» INFORMATION PROVIDED
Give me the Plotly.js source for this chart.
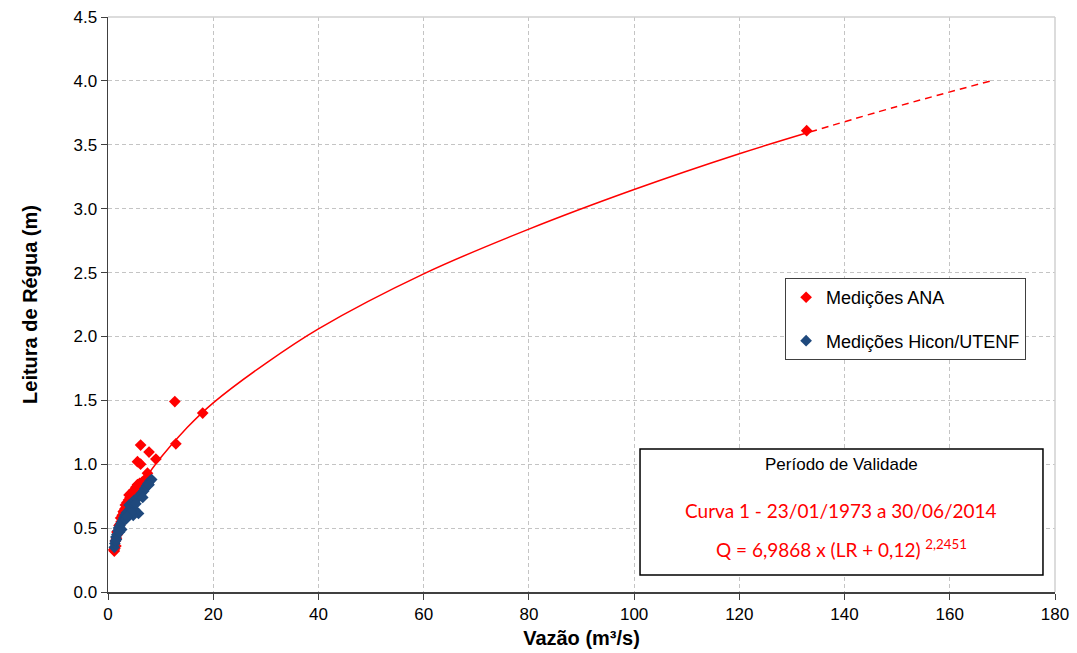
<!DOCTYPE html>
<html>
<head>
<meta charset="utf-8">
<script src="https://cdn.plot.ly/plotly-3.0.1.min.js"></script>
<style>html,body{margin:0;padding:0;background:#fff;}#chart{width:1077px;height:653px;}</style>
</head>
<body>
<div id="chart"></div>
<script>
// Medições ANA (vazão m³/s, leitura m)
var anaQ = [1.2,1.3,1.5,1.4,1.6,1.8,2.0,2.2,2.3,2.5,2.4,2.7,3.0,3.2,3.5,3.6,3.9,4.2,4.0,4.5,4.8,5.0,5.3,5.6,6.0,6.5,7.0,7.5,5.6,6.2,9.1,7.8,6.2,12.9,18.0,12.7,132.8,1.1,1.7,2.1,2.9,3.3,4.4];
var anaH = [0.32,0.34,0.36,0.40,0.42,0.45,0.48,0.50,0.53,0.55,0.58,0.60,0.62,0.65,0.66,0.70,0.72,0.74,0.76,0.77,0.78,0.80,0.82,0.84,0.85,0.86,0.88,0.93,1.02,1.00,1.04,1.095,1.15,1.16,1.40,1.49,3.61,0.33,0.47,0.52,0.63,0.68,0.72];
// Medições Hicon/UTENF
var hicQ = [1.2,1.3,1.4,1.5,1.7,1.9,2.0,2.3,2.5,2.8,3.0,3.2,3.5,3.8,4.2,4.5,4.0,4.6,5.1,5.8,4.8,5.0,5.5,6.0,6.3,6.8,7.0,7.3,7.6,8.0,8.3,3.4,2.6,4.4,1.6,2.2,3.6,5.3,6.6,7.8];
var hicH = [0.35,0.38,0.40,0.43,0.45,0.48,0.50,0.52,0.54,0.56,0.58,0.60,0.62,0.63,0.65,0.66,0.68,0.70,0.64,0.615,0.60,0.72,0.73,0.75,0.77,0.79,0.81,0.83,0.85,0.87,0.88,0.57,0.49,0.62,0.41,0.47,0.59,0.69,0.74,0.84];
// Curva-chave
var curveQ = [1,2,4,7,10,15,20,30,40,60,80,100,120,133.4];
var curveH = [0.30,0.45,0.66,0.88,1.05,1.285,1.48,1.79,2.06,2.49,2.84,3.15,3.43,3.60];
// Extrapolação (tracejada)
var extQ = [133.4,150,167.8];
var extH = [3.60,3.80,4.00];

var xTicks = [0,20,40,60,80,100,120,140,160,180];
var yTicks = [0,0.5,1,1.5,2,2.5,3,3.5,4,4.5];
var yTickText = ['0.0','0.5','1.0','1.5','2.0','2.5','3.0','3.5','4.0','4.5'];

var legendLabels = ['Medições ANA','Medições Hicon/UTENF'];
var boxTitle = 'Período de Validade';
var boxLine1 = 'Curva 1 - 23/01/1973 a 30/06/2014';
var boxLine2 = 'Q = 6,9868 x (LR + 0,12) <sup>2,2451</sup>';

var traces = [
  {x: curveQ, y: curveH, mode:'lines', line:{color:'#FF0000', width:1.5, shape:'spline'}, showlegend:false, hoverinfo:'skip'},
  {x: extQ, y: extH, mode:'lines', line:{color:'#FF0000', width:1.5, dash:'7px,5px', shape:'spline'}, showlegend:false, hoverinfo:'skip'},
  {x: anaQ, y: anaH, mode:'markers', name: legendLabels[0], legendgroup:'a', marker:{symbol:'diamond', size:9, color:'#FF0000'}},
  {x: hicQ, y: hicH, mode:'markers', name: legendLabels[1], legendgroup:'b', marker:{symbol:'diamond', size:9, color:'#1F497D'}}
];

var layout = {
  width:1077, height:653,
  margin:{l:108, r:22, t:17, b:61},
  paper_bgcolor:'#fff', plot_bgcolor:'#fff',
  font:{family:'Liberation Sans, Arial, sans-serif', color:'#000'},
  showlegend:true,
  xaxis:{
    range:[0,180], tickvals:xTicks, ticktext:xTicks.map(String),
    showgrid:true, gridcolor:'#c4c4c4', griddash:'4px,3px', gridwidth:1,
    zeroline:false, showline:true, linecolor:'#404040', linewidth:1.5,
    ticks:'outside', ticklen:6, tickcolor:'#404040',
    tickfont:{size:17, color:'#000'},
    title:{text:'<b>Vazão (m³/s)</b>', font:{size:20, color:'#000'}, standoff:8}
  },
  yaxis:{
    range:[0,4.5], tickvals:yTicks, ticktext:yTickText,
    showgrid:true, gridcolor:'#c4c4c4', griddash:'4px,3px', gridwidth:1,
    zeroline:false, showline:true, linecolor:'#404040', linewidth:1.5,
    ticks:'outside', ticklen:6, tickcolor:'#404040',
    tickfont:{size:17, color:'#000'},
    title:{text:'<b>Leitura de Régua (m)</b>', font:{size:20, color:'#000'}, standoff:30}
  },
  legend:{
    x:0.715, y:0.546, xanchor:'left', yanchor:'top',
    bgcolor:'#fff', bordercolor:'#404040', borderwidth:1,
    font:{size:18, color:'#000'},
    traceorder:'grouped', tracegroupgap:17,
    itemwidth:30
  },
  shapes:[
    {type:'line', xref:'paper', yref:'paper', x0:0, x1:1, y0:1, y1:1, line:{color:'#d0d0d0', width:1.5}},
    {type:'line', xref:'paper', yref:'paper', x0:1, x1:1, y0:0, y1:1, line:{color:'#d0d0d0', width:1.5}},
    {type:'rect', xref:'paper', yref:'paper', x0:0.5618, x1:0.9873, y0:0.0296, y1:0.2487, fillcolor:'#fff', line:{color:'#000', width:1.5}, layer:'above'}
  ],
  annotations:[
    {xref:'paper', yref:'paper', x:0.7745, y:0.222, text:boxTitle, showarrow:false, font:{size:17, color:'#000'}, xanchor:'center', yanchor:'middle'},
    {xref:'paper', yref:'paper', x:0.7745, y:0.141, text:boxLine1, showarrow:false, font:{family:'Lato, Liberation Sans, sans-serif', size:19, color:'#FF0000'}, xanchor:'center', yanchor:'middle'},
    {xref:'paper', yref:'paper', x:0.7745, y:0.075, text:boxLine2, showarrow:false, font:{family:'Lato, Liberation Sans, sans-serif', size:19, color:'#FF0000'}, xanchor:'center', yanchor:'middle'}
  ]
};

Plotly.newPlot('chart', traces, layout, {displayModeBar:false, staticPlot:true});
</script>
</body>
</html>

» EXERCISE TASK
Look over the material above and show each line where "chart" appears.

» ANSWER TO THE PROBLEM
Give me the Plotly.js source for this chart.
<style>html,body{margin:0;padding:0;background:#fff;}#chart{width:1077px;height:653px;}</style>
<div id="chart"></div>
Plotly.newPlot('chart', traces, layout, {displayModeBar:false, staticPlot:true});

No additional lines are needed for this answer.